Retype all material exactly. Pictures stay out of the copy.
###
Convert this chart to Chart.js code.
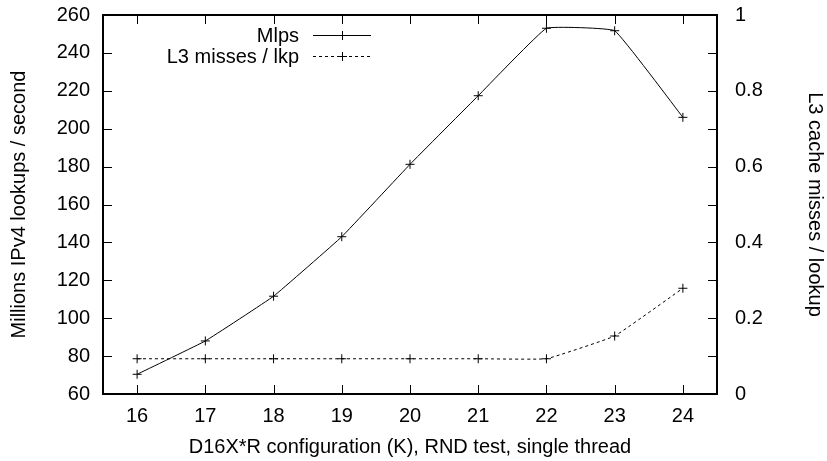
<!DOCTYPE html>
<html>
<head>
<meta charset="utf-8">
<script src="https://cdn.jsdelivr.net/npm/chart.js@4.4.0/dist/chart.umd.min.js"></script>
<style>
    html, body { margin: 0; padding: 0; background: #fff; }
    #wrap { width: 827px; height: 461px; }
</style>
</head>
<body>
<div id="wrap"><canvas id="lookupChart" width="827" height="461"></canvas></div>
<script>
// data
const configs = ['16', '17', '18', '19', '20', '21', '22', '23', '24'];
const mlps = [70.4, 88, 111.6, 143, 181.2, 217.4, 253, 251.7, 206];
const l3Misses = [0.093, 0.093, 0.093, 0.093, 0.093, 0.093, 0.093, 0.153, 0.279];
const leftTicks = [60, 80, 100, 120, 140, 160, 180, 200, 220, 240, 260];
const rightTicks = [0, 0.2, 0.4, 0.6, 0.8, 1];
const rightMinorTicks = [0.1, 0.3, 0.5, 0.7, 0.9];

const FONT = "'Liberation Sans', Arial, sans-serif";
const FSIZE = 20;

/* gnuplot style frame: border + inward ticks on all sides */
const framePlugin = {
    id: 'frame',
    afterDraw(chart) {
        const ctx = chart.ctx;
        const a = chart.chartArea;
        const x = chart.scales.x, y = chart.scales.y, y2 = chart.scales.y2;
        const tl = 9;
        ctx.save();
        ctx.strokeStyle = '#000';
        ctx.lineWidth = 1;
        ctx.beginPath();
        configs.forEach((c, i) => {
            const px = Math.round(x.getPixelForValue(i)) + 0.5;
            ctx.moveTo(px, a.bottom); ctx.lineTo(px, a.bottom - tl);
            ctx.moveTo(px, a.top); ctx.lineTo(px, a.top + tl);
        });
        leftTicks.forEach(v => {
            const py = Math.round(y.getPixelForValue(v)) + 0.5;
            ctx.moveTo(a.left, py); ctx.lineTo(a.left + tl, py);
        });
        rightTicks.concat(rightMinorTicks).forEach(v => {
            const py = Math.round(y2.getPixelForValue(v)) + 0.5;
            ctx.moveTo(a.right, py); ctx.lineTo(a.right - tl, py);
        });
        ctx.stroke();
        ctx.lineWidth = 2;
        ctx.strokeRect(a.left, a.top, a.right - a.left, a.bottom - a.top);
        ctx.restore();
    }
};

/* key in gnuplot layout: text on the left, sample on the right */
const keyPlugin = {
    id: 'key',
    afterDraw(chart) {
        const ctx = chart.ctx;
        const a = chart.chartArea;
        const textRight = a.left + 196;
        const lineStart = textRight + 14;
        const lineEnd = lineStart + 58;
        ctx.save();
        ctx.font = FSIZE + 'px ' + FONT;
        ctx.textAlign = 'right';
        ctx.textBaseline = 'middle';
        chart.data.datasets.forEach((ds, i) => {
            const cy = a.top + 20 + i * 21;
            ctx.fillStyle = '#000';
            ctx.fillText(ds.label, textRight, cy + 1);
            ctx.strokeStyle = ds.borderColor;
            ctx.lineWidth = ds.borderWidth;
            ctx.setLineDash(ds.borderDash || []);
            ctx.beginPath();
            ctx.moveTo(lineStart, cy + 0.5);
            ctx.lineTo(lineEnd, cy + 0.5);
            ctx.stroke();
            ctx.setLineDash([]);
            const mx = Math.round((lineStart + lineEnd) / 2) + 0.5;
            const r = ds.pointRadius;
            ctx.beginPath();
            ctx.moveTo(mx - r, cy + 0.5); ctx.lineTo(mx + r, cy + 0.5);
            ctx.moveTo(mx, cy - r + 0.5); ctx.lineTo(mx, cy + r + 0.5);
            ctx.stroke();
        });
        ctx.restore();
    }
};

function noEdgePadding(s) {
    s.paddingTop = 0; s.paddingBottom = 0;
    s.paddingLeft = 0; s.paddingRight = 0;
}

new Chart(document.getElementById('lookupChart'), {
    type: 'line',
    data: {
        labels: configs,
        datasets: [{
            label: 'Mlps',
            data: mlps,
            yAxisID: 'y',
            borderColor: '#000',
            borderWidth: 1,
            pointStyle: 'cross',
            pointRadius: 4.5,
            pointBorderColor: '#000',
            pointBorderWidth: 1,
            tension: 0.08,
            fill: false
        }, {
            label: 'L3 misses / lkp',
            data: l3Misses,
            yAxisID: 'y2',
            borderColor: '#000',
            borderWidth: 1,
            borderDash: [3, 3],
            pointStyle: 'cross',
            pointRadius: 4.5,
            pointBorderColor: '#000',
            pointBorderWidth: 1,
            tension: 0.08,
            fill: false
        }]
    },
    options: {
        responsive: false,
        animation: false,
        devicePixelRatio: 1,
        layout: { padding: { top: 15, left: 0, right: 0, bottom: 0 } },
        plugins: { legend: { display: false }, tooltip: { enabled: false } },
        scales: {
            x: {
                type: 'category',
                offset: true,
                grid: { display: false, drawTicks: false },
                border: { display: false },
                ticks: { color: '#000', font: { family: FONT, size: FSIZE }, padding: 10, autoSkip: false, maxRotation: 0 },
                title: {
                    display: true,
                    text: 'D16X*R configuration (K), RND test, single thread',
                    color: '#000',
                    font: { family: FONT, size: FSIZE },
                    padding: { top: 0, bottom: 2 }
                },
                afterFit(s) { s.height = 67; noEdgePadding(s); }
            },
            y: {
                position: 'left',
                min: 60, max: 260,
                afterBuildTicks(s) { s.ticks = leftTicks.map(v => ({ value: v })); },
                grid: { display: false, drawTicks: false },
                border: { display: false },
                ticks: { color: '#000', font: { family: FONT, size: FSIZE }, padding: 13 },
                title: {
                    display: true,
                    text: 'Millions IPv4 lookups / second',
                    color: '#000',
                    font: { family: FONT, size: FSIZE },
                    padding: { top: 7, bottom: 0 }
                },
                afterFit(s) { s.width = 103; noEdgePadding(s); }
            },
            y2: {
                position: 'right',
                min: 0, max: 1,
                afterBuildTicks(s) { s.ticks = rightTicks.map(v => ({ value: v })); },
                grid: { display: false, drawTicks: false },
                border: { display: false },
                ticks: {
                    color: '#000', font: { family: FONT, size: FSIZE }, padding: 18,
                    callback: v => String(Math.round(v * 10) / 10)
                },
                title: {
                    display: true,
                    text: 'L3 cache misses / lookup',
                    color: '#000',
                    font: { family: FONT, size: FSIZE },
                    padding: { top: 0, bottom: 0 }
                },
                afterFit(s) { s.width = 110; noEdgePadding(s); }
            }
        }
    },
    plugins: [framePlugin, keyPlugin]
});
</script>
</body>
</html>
###
[Full output]:
Convert this chart to Chart.js code.
<!DOCTYPE html>
<html>
<head>
<meta charset="utf-8">
<script src="https://cdn.jsdelivr.net/npm/chart.js@4.4.0/dist/chart.umd.min.js"></script>
<style>
    html, body { margin: 0; padding: 0; background: #fff; }
    #wrap { width: 827px; height: 461px; }
</style>
</head>
<body>
<div id="wrap"><canvas id="lookupChart" width="827" height="461"></canvas></div>
<script>
// data
const configs = ['16', '17', '18', '19', '20', '21', '22', '23', '24'];
const mlps = [70.4, 88, 111.6, 143, 181.2, 217.4, 253, 251.7, 206];
const l3Misses = [0.093, 0.093, 0.093, 0.093, 0.093, 0.093, 0.093, 0.153, 0.279];
const leftTicks = [60, 80, 100, 120, 140, 160, 180, 200, 220, 240, 260];
const rightTicks = [0, 0.2, 0.4, 0.6, 0.8, 1];
const rightMinorTicks = [0.1, 0.3, 0.5, 0.7, 0.9];

const FONT = "'Liberation Sans', Arial, sans-serif";
const FSIZE = 20;

/* gnuplot style frame: border + inward ticks on all sides */
const framePlugin = {
    id: 'frame',
    afterDraw(chart) {
        const ctx = chart.ctx;
        const a = chart.chartArea;
        const x = chart.scales.x, y = chart.scales.y, y2 = chart.scales.y2;
        const tl = 9;
        ctx.save();
        ctx.strokeStyle = '#000';
        ctx.lineWidth = 1;
        ctx.beginPath();
        configs.forEach((c, i) => {
            const px = Math.round(x.getPixelForValue(i)) + 0.5;
            ctx.moveTo(px, a.bottom); ctx.lineTo(px, a.bottom - tl);
            ctx.moveTo(px, a.top); ctx.lineTo(px, a.top + tl);
        });
        leftTicks.forEach(v => {
            const py = Math.round(y.getPixelForValue(v)) + 0.5;
            ctx.moveTo(a.left, py); ctx.lineTo(a.left + tl, py);
        });
        rightTicks.concat(rightMinorTicks).forEach(v => {
            const py = Math.round(y2.getPixelForValue(v)) + 0.5;
            ctx.moveTo(a.right, py); ctx.lineTo(a.right - tl, py);
        });
        ctx.stroke();
        ctx.lineWidth = 2;
        ctx.strokeRect(a.left, a.top, a.right - a.left, a.bottom - a.top);
        ctx.restore();
    }
};

/* key in gnuplot layout: text on the left, sample on the right */
const keyPlugin = {
    id: 'key',
    afterDraw(chart) {
        const ctx = chart.ctx;
        const a = chart.chartArea;
        const textRight = a.left + 196;
        const lineStart = textRight + 14;
        const lineEnd = lineStart + 58;
        ctx.save();
        ctx.font = FSIZE + 'px ' + FONT;
        ctx.textAlign = 'right';
        ctx.textBaseline = 'middle';
        chart.data.datasets.forEach((ds, i) => {
            const cy = a.top + 20 + i * 21;
            ctx.fillStyle = '#000';
            ctx.fillText(ds.label, textRight, cy + 1);
            ctx.strokeStyle = ds.borderColor;
            ctx.lineWidth = ds.borderWidth;
            ctx.setLineDash(ds.borderDash || []);
            ctx.beginPath();
            ctx.moveTo(lineStart, cy + 0.5);
            ctx.lineTo(lineEnd, cy + 0.5);
            ctx.stroke();
            ctx.setLineDash([]);
            const mx = Math.round((lineStart + lineEnd) / 2) + 0.5;
            const r = ds.pointRadius;
            ctx.beginPath();
            ctx.moveTo(mx - r, cy + 0.5); ctx.lineTo(mx + r, cy + 0.5);
            ctx.moveTo(mx, cy - r + 0.5); ctx.lineTo(mx, cy + r + 0.5);
            ctx.stroke();
        });
        ctx.restore();
    }
};

function noEdgePadding(s) {
    s.paddingTop = 0; s.paddingBottom = 0;
    s.paddingLeft = 0; s.paddingRight = 0;
}

new Chart(document.getElementById('lookupChart'), {
    type: 'line',
    data: {
        labels: configs,
        datasets: [{
            label: 'Mlps',
            data: mlps,
            yAxisID: 'y',
            borderColor: '#000',
            borderWidth: 1,
            pointStyle: 'cross',
            pointRadius: 4.5,
            pointBorderColor: '#000',
            pointBorderWidth: 1,
            tension: 0.08,
            fill: false
        }, {
            label: 'L3 misses / lkp',
            data: l3Misses,
            yAxisID: 'y2',
            borderColor: '#000',
            borderWidth: 1,
            borderDash: [3, 3],
            pointStyle: 'cross',
            pointRadius: 4.5,
            pointBorderColor: '#000',
            pointBorderWidth: 1,
            tension: 0.08,
            fill: false
        }]
    },
    options: {
        responsive: false,
        animation: false,
        devicePixelRatio: 1,
        layout: { padding: { top: 15, left: 0, right: 0, bottom: 0 } },
        plugins: { legend: { display: false }, tooltip: { enabled: false } },
        scales: {
            x: {
                type: 'category',
                offset: true,
                grid: { display: false, drawTicks: false },
                border: { display: false },
                ticks: { color: '#000', font: { family: FONT, size: FSIZE }, padding: 10, autoSkip: false, maxRotation: 0 },
                title: {
                    display: true,
                    text: 'D16X*R configuration (K), RND test, single thread',
                    color: '#000',
                    font: { family: FONT, size: FSIZE },
                    padding: { top: 0, bottom: 2 }
                },
                afterFit(s) { s.height = 67; noEdgePadding(s); }
            },
            y: {
                position: 'left',
                min: 60, max: 260,
                afterBuildTicks(s) { s.ticks = leftTicks.map(v => ({ value: v })); },
                grid: { display: false, drawTicks: false },
                border: { display: false },
                ticks: { color: '#000', font: { family: FONT, size: FSIZE }, padding: 13 },
                title: {
                    display: true,
                    text: 'Millions IPv4 lookups / second',
                    color: '#000',
                    font: { family: FONT, size: FSIZE },
                    padding: { top: 7, bottom: 0 }
                },
                afterFit(s) { s.width = 103; noEdgePadding(s); }
            },
            y2: {
                position: 'right',
                min: 0, max: 1,
                afterBuildTicks(s) { s.ticks = rightTicks.map(v => ({ value: v })); },
                grid: { display: false, drawTicks: false },
                border: { display: false },
                ticks: {
                    color: '#000', font: { family: FONT, size: FSIZE }, padding: 18,
                    callback: v => String(Math.round(v * 10) / 10)
                },
                title: {
                    display: true,
                    text: 'L3 cache misses / lookup',
                    color: '#000',
                    font: { family: FONT, size: FSIZE },
                    padding: { top: 0, bottom: 0 }
                },
                afterFit(s) { s.width = 110; noEdgePadding(s); }
            }
        }
    },
    plugins: [framePlugin, keyPlugin]
});
</script>
</body>
</html>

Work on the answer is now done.